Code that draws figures
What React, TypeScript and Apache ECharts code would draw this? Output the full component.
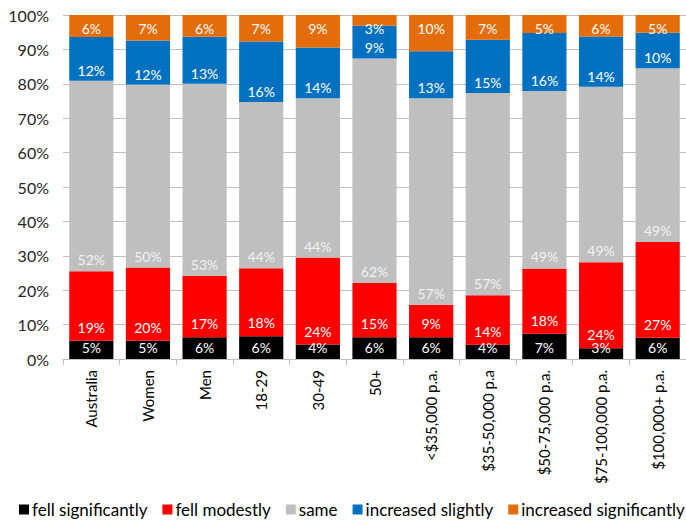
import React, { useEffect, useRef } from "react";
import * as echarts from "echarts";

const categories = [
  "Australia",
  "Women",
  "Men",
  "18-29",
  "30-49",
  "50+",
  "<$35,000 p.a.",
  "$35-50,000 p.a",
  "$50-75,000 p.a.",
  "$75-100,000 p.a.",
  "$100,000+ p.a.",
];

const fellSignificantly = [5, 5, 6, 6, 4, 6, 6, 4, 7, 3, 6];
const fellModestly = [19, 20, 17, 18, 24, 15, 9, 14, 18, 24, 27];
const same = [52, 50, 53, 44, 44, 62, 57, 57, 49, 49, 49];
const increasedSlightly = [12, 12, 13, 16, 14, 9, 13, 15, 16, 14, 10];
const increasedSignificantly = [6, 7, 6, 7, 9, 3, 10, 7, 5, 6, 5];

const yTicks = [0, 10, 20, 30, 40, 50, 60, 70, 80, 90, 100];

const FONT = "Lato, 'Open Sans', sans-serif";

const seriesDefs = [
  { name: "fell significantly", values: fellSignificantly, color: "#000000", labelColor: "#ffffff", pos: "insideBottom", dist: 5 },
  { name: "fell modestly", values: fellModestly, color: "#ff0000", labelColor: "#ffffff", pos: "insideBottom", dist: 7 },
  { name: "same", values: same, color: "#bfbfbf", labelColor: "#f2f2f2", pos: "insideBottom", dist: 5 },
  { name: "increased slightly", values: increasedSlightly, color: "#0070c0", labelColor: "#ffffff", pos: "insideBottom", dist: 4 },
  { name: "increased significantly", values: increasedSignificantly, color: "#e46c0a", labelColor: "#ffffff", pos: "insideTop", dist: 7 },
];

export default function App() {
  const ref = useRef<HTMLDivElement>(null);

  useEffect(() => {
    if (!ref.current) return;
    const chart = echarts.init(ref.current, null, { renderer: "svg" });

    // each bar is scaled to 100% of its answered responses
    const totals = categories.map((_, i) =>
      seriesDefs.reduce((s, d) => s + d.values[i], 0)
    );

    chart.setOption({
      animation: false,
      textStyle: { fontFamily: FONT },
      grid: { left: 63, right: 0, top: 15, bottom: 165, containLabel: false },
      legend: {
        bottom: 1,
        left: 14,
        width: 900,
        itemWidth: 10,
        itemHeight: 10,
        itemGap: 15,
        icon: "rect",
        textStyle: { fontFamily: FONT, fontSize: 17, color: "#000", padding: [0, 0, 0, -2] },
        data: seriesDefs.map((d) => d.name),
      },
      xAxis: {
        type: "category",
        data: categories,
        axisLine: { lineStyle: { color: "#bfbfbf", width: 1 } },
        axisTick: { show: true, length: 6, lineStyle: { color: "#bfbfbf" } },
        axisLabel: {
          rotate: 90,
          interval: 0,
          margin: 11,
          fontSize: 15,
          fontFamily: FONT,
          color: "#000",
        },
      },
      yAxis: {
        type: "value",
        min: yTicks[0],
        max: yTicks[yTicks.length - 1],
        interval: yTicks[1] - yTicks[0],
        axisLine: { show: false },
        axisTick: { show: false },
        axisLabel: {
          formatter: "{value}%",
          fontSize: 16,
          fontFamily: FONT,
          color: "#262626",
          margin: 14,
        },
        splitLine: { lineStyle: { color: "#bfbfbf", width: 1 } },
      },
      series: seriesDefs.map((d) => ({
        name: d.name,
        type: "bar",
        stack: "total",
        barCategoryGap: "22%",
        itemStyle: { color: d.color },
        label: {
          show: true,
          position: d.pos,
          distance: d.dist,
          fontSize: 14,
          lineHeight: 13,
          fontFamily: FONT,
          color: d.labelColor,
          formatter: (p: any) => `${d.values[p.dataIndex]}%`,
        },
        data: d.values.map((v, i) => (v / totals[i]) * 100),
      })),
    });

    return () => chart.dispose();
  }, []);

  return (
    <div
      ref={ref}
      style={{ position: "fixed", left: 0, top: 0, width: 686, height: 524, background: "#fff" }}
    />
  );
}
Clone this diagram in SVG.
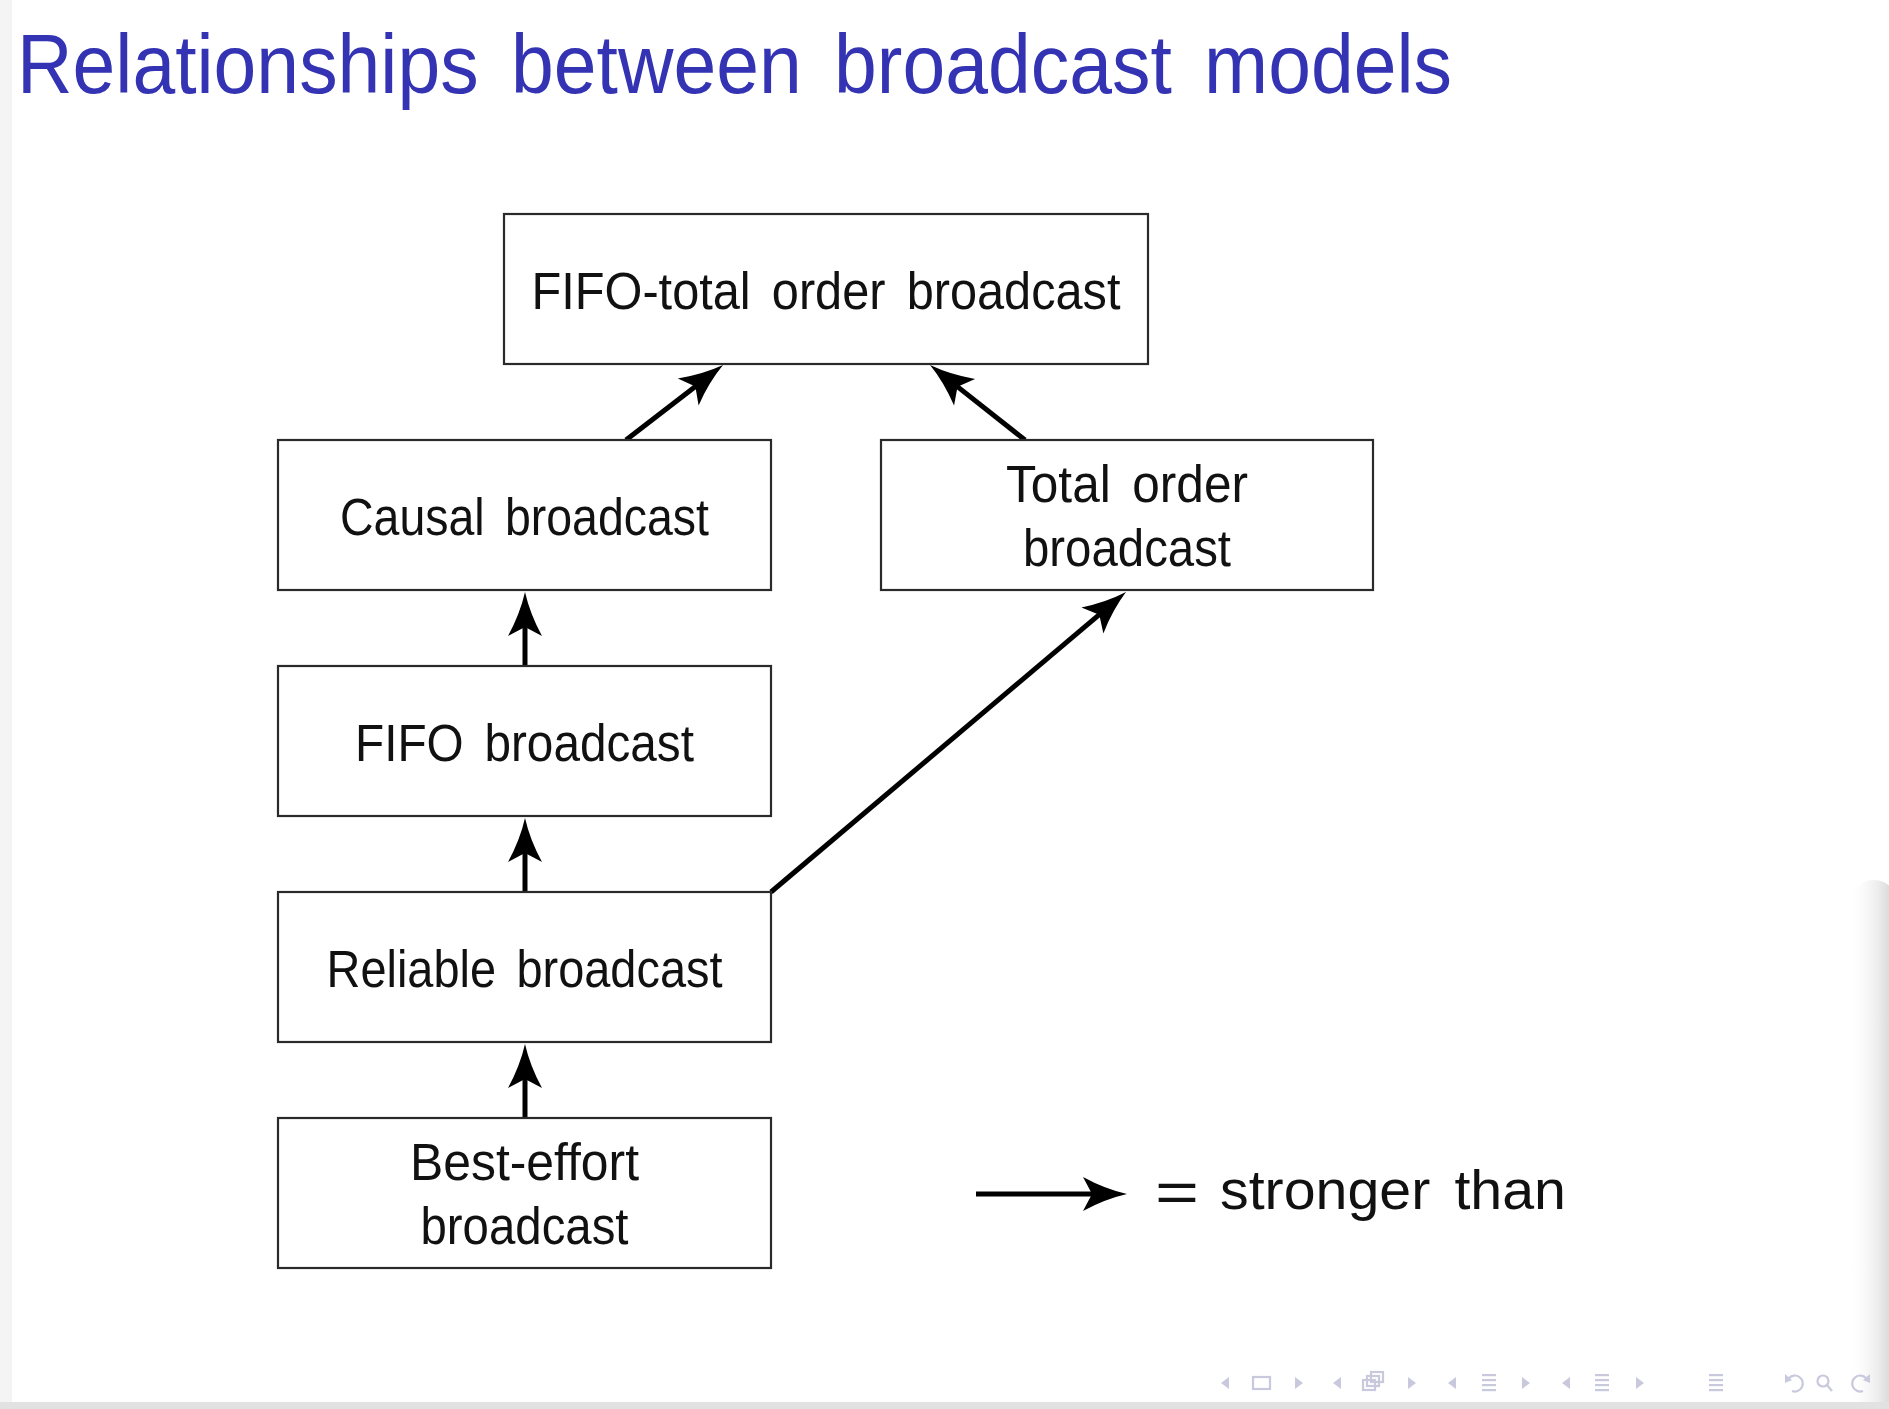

• [GIVEN INSTRUCTION]
Reproduce every entry word for word, but omit the pictures.

• [RESULT FOR THIS TASK]
What React, TypeScript and Apache ECharts code would draw this? Output the full component.
import React, { useEffect, useRef } from "react";
import * as echarts from "echarts";

const categories = [
  "Australia",
  "Women",
  "Men",
  "18-29",
  "30-49",
  "50+",
  "<$35,000 p.a.",
  "$35-50,000 p.a",
  "$50-75,000 p.a.",
  "$75-100,000 p.a.",
  "$100,000+ p.a.",
];

const fellSignificantly = [5, 5, 6, 6, 4, 6, 6, 4, 7, 3, 6];
const fellModestly = [19, 20, 17, 18, 24, 15, 9, 14, 18, 24, 27];
const same = [52, 50, 53, 44, 44, 62, 57, 57, 49, 49, 49];
const increasedSlightly = [12, 12, 13, 16, 14, 9, 13, 15, 16, 14, 10];
const increasedSignificantly = [6, 7, 6, 7, 9, 3, 10, 7, 5, 6, 5];

const yTicks = [0, 10, 20, 30, 40, 50, 60, 70, 80, 90, 100];

const FONT = "Lato, 'Open Sans', sans-serif";

const seriesDefs = [
  { name: "fell significantly", values: fellSignificantly, color: "#000000", labelColor: "#ffffff", pos: "insideBottom", dist: 5 },
  { name: "fell modestly", values: fellModestly, color: "#ff0000", labelColor: "#ffffff", pos: "insideBottom", dist: 7 },
  { name: "same", values: same, color: "#bfbfbf", labelColor: "#f2f2f2", pos: "insideBottom", dist: 5 },
  { name: "increased slightly", values: increasedSlightly, color: "#0070c0", labelColor: "#ffffff", pos: "insideBottom", dist: 4 },
  { name: "increased significantly", values: increasedSignificantly, color: "#e46c0a", labelColor: "#ffffff", pos: "insideTop", dist: 7 },
];

export default function App() {
  const ref = useRef<HTMLDivElement>(null);

  useEffect(() => {
    if (!ref.current) return;
    const chart = echarts.init(ref.current, null, { renderer: "svg" });

    // each bar is scaled to 100% of its answered responses
    const totals = categories.map((_, i) =>
      seriesDefs.reduce((s, d) => s + d.values[i], 0)
    );

    chart.setOption({
      animation: false,
      textStyle: { fontFamily: FONT },
      grid: { left: 63, right: 0, top: 15, bottom: 165, containLabel: false },
      legend: {
        bottom: 1,
        left: 14,
        width: 900,
        itemWidth: 10,
        itemHeight: 10,
        itemGap: 15,
        icon: "rect",
        textStyle: { fontFamily: FONT, fontSize: 17, color: "#000", padding: [0, 0, 0, -2] },
        data: seriesDefs.map((d) => d.name),
      },
      xAxis: {
        type: "category",
        data: categories,
        axisLine: { lineStyle: { color: "#bfbfbf", width: 1 } },
        axisTick: { show: true, length: 6, lineStyle: { color: "#bfbfbf" } },
        axisLabel: {
          rotate: 90,
          interval: 0,
          margin: 11,
          fontSize: 15,
          fontFamily: FONT,
          color: "#000",
        },
      },
      yAxis: {
        type: "value",
        min: yTicks[0],
        max: yTicks[yTicks.length - 1],
        interval: yTicks[1] - yTicks[0],
        axisLine: { show: false },
        axisTick: { show: false },
        axisLabel: {
          formatter: "{value}%",
          fontSize: 16,
          fontFamily: FONT,
          color: "#262626",
          margin: 14,
        },
        splitLine: { lineStyle: { color: "#bfbfbf", width: 1 } },
      },
      series: seriesDefs.map((d) => ({
        name: d.name,
        type: "bar",
        stack: "total",
        barCategoryGap: "22%",
        itemStyle: { color: d.color },
        label: {
          show: true,
          position: d.pos,
          distance: d.dist,
          fontSize: 14,
          lineHeight: 13,
          fontFamily: FONT,
          color: d.labelColor,
          formatter: (p: any) => `${d.values[p.dataIndex]}%`,
        },
        data: d.values.map((v, i) => (v / totals[i]) * 100),
      })),
    });

    return () => chart.dispose();
  }, []);

  return (
    <div
      ref={ref}
      style={{ position: "fixed", left: 0, top: 0, width: 686, height: 524, background: "#fff" }}
    />
  );
}
Clone this diagram in SVG.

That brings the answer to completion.